(Excerpt from a dataset)

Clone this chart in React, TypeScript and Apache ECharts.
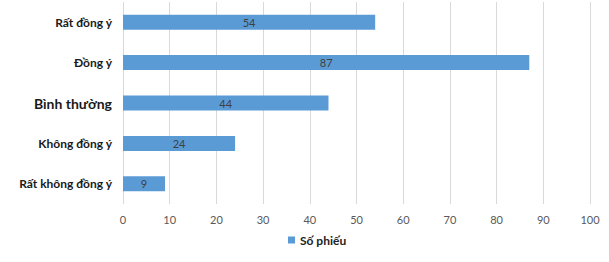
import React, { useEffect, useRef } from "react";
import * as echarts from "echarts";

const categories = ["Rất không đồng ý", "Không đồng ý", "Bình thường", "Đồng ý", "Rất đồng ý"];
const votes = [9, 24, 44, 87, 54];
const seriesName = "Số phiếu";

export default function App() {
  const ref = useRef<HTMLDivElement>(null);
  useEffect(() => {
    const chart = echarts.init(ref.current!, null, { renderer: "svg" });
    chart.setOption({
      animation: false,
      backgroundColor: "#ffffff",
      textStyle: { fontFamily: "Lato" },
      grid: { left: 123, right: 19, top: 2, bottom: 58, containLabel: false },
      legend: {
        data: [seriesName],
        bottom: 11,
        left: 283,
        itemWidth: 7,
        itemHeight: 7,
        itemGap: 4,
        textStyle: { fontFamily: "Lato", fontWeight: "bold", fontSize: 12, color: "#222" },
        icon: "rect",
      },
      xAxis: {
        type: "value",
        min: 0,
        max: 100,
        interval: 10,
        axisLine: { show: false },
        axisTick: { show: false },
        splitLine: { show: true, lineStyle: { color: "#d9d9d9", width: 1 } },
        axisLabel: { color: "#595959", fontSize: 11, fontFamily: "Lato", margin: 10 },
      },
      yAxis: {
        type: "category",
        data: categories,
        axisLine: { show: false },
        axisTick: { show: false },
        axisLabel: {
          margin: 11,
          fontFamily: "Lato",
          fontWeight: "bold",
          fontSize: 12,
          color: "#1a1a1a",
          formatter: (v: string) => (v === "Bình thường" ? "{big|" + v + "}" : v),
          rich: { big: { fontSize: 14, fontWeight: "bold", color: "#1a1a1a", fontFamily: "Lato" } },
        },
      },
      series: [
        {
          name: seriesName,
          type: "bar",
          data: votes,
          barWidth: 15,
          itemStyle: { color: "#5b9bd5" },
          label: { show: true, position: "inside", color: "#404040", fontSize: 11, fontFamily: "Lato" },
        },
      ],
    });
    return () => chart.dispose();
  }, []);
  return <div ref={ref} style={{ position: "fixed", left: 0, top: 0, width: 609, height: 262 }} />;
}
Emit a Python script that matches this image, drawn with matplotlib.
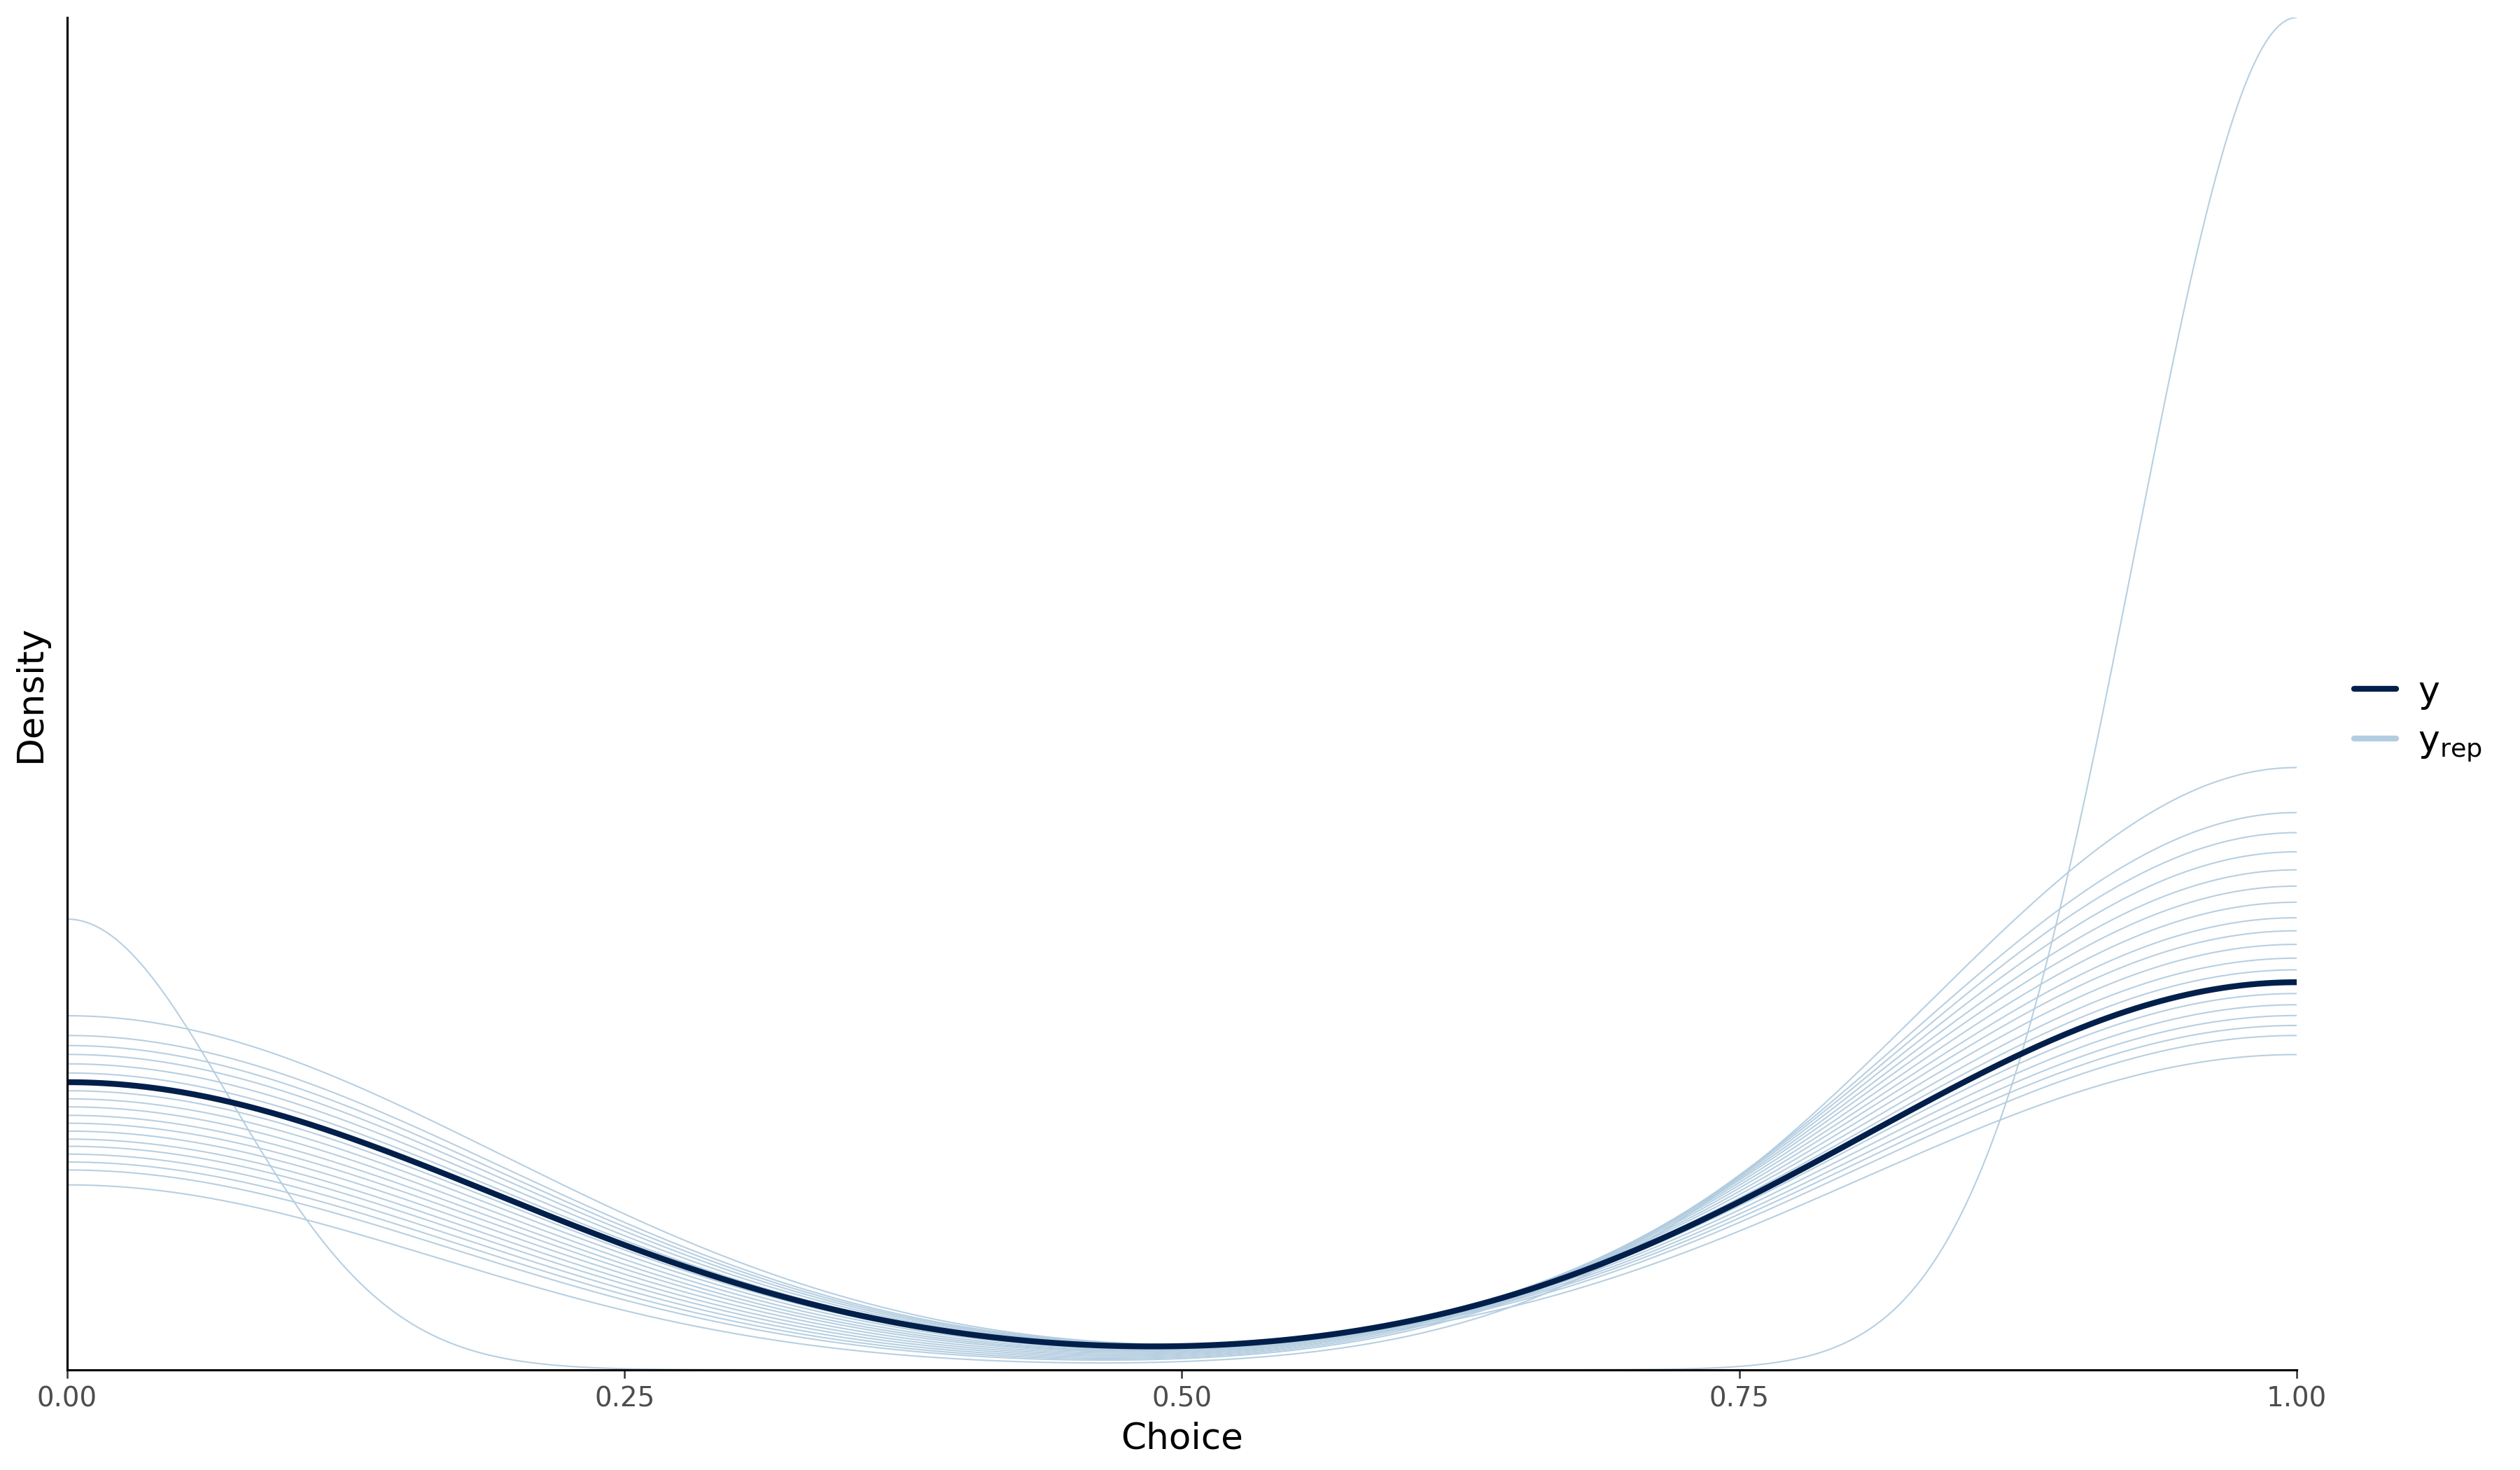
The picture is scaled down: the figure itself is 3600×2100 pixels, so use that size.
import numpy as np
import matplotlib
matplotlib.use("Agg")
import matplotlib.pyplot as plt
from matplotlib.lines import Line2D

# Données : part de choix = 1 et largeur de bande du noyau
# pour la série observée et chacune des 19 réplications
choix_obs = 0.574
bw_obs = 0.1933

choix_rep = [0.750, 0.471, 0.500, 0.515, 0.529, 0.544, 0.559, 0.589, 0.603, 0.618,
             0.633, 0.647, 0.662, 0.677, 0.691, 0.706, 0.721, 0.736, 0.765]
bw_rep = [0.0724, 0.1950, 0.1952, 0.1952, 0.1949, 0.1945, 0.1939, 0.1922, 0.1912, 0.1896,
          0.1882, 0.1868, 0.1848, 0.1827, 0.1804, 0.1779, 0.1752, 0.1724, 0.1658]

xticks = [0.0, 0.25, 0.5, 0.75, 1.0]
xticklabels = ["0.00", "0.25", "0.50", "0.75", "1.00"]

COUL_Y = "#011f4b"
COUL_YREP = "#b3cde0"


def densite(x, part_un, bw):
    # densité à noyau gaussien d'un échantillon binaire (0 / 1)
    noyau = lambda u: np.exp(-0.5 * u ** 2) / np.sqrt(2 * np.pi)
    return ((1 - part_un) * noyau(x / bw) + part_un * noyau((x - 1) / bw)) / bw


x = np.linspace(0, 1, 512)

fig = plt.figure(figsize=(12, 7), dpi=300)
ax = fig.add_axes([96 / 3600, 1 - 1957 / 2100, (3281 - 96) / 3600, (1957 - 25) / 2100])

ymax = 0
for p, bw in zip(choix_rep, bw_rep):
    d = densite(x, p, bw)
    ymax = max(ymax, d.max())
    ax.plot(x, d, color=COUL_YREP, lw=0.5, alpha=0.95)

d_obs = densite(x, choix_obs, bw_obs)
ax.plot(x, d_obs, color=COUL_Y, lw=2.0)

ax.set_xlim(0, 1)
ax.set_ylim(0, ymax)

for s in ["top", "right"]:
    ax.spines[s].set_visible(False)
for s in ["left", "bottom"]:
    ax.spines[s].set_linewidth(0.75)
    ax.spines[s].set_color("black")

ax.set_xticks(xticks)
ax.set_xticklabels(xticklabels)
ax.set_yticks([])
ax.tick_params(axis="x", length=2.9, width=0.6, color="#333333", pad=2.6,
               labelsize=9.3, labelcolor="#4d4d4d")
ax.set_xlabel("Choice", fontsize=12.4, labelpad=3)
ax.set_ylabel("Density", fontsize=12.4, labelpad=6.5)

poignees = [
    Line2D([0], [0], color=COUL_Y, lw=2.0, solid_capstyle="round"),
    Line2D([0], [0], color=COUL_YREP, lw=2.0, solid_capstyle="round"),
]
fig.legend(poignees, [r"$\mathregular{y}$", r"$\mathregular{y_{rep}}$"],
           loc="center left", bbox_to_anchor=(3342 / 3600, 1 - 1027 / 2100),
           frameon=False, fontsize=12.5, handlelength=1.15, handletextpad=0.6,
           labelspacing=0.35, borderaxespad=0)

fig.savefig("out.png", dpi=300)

_EXERCISE DETAILS_. Exact duplication is required for the lines above, from the line that contains "The picture is" to the line that contains "bw_obs = 0.1933", inclusive; omit all others.

_RESPONSE TO THE EXERCISE_.
The picture is scaled down: the figure itself is 3600×2100 pixels, so use that size.
import numpy as np
import matplotlib
matplotlib.use("Agg")
import matplotlib.pyplot as plt
from matplotlib.lines import Line2D

# Données : part de choix = 1 et largeur de bande du noyau
# pour la série observée et chacune des 19 réplications
choix_obs = 0.574
bw_obs = 0.1933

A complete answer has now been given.